It would be great to rank transcription/agent/synthesis engines as opposed to choosing one for each pipeline step. The goal is to minimize latency without sacrificing capability.
Steps
Transcription
I would like to configure the pipeline to prioritize the models as such:
- Speech-To-Phrase on the N150 miniserver where Home Assistant runs.
- Nabu Cloud
faster-whisper
on my beefy workstationfaster-whisper
on the miniserver from step 1.
This way:
- If the query is simple, Speech-to-Phrase would handle it.
- If it’s not but I have an internet connection, I’d get a fast response from the cloud provider.
- If the internet is down, I’d use my workstation and its avx512 CPU.
- If my workstation is turned off, the miniserver itself (which on paper has avx2 but I can’t get it work for some reason) will handle it. Take that, Alexa.

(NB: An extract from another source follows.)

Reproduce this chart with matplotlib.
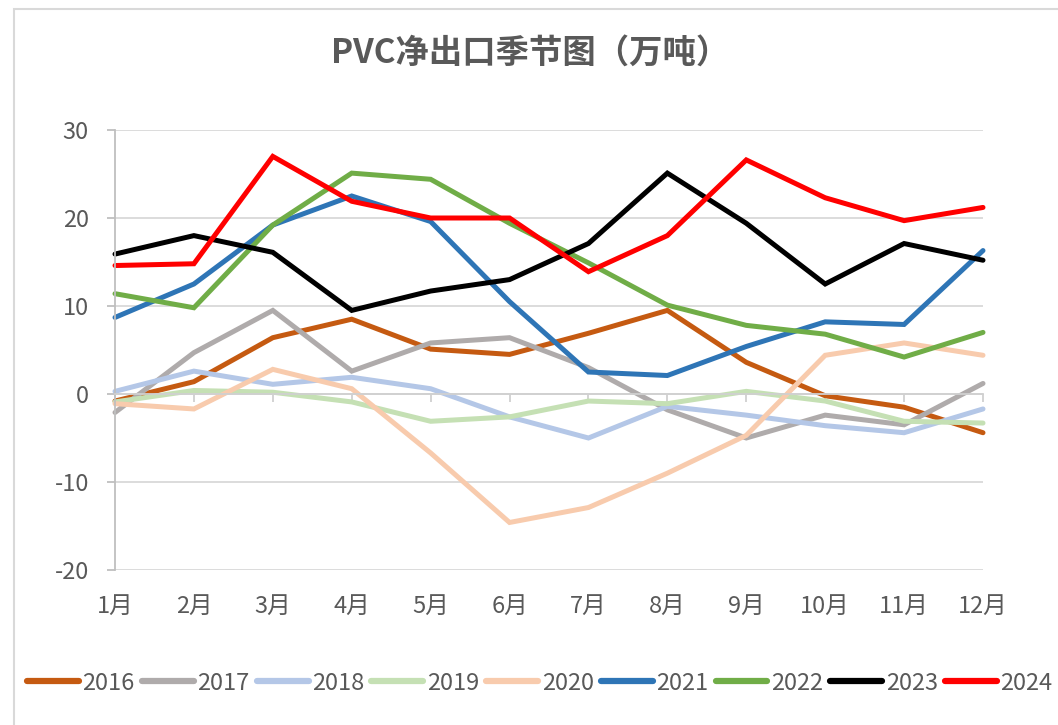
import matplotlib
matplotlib.use('Agg')
import matplotlib.pyplot as plt
from matplotlib.patches import Rectangle

plt.rcParams['font.family'] = ['Noto Sans CJK SC', 'DejaVu Sans']
plt.rcParams['axes.unicode_minus'] = False

months = ['1月', '2月', '3月', '4月', '5月', '6月', '7月', '8月', '9月', '10月', '11月', '12月']
years = ['2016', '2017', '2018', '2019', '2020', '2021', '2022', '2023', '2024']

y2016 = [-0.8, 1.4, 6.4, 8.5, 5.1, 4.5, 6.9, 9.5, 3.6, -0.2, -1.5, -4.4]
y2017 = [-2.1, 4.7, 9.5, 2.6, 5.8, 6.4, 3.0, -1.8, -5.0, -2.4, -3.5, 1.2]
y2018 = [0.3, 2.6, 1.1, 1.9, 0.6, -2.6, -5.0, -1.4, -2.4, -3.6, -4.4, -1.7]
y2019 = [-0.9, 0.4, 0.2, -0.9, -3.1, -2.6, -0.8, -1.1, 0.3, -0.8, -3.1, -3.3]
y2020 = [-1.1, -1.7, 2.8, 0.6, -6.7, -14.6, -12.9, -9.0, -4.7, 4.4, 5.8, 4.4]
y2021 = [8.7, 12.5, 19.2, 22.5, 19.6, 10.5, 2.5, 2.1, 5.4, 8.2, 7.9, 16.3]
y2022 = [11.4, 9.8, 19.2, 25.1, 24.4, 19.4, 14.9, 10.1, 7.8, 6.8, 4.2, 7.0]
y2023 = [15.9, 18.0, 16.1, 9.5, 11.7, 13.0, 17.1, 25.1, 19.4, 12.5, 17.1, 15.2]
y2024 = [14.6, 14.8, 27.0, 21.9, 20.0, 20.0, 13.9, 18.0, 26.6, 22.3, 19.7, 21.2]

series = [y2016, y2017, y2018, y2019, y2020, y2021, y2022, y2023, y2024]
colors = ['#C55A11', '#AFABAB', '#B4C7E7', '#C5E0B4', '#F8CBAD',
          '#2E75B6', '#70AD47', '#000000', '#FF0000']

W, H = 1058, 725
fig = plt.figure(figsize=(W / 100, H / 100), dpi=100)
ax = fig.add_axes([115 / W, 1 - 570 / H, (983 - 115) / W, (570 - 130) / H])

x = list(range(len(months)))
for vals, c, lab in zip(series, colors, years):
    ax.plot(x, vals, color=c, lw=3.6, label=lab, solid_capstyle='round',
            solid_joinstyle='miter', clip_on=False)

ax.set_xlim(0, 11)
ax.set_ylim(-20, 30)
ax.set_yticks(range(-20, 31, 10))
ax.grid(axis='y', color='#d9d9d9', lw=1.3)
ax.set_axisbelow(True)

for s in ['top', 'right']:
    ax.spines[s].set_visible(False)
ax.spines['left'].set_color('#bfbfbf')
ax.spines['left'].set_linewidth(1.3)
ax.spines['bottom'].set_position(('data', 0))
ax.spines['bottom'].set_color('#d0d0d0')
ax.spines['bottom'].set_linewidth(1.3)

ax.set_xticks(x)
ax.tick_params(axis='x', direction='out', length=5.8, width=1.3, color='#d0d0d0',
               labelbottom=False)
ax.tick_params(axis='y', direction='out', length=5.8, width=1.3, color='#bfbfbf',
               labelsize=17, labelcolor='#595959', pad=13)

sec = ax.secondary_xaxis('bottom')
sec.set_xticks(x, labels=months)
sec.tick_params(length=0, pad=18, labelsize=17, labelcolor='#595959')
sec.spines['bottom'].set_visible(False)

fig.text(530 / W, 1 - 53 / H, 'PVC净出口季节图（万吨）', ha='center', va='center',
         fontsize=24, fontweight='bold', color='#595959')

# legend runs off the right edge, as in the original
leg = fig.legend(loc='center left', bbox_to_anchor=(27 / W, 1 - 683 / H),
                 bbox_transform=fig.transFigure, ncol=9, frameon=False,
                 fontsize=17, handlelength=2.2, handletextpad=0.15,
                 columnspacing=0.3, borderaxespad=0, borderpad=0)
for t in leg.get_texts():
    t.set_color('#595959')
for h in leg.get_lines():
    h.set_linewidth(4.5)

fig.add_artist(Rectangle((14 / W, -0.2), 2, 1 - 9 / H + 0.2, transform=fig.transFigure,
                         fill=False, edgecolor='#d9d9d9', lw=1.5))

fig.savefig('out.png', dpi=100)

A user who unlike me values privacy more than latency might want to rank engines differently.
Nice-to-have ideas to minimize latency subject to heavily diminishing returns:
- The audio stream needs to fan out to multiple providers which would run concurrently. The first response per the ranking order that didn’t error out should be propagated to the next step in the pipeline. The ranking is largely necessary to bias the input toward the names of the local devices via Speech-to-Phrase, but also because my local models might be smaller than the cloud one.
- It would be cool to allow expressing that steps 1 and 4 cannot be done concurrently so that the execution of 4 doesn’t starve the miniserver for resources while it’s working on step 1. If I change my mind and decide that I don’t want the workstation to do unnecessary work, I might want to order 3 after 2. So recording to a memory buffer is also necessary.
- What if my workstation is currently running at 100% utilization because it’s rebuilding Chrome? Giving 3 and 4 the same ranking (i.e. P1 > P2 > P3 = P4), and picking the first response that is produced between 3 and 4 might help.
Conversation Agent
For LLMs I would like it to go through
- Home Assist engine.
- (Extended) OpenAI Conversation integration.
- Then the local Deepseek 7B running on the workstation.
For the user who prioritizes local models over the larger cloud models, it might also be beneficial if the LLM could signal that the transcription has likely been erroneous and would request a redo of the transcription step of the pipeline with a slower, more capable model. Design space is huge here, so not part of this proposal.
Voice synthesis
Even simpler than transcription:
- Nabu Cloud.
- Piper on the workstation.
Microsoft SamPiper on the miniserver.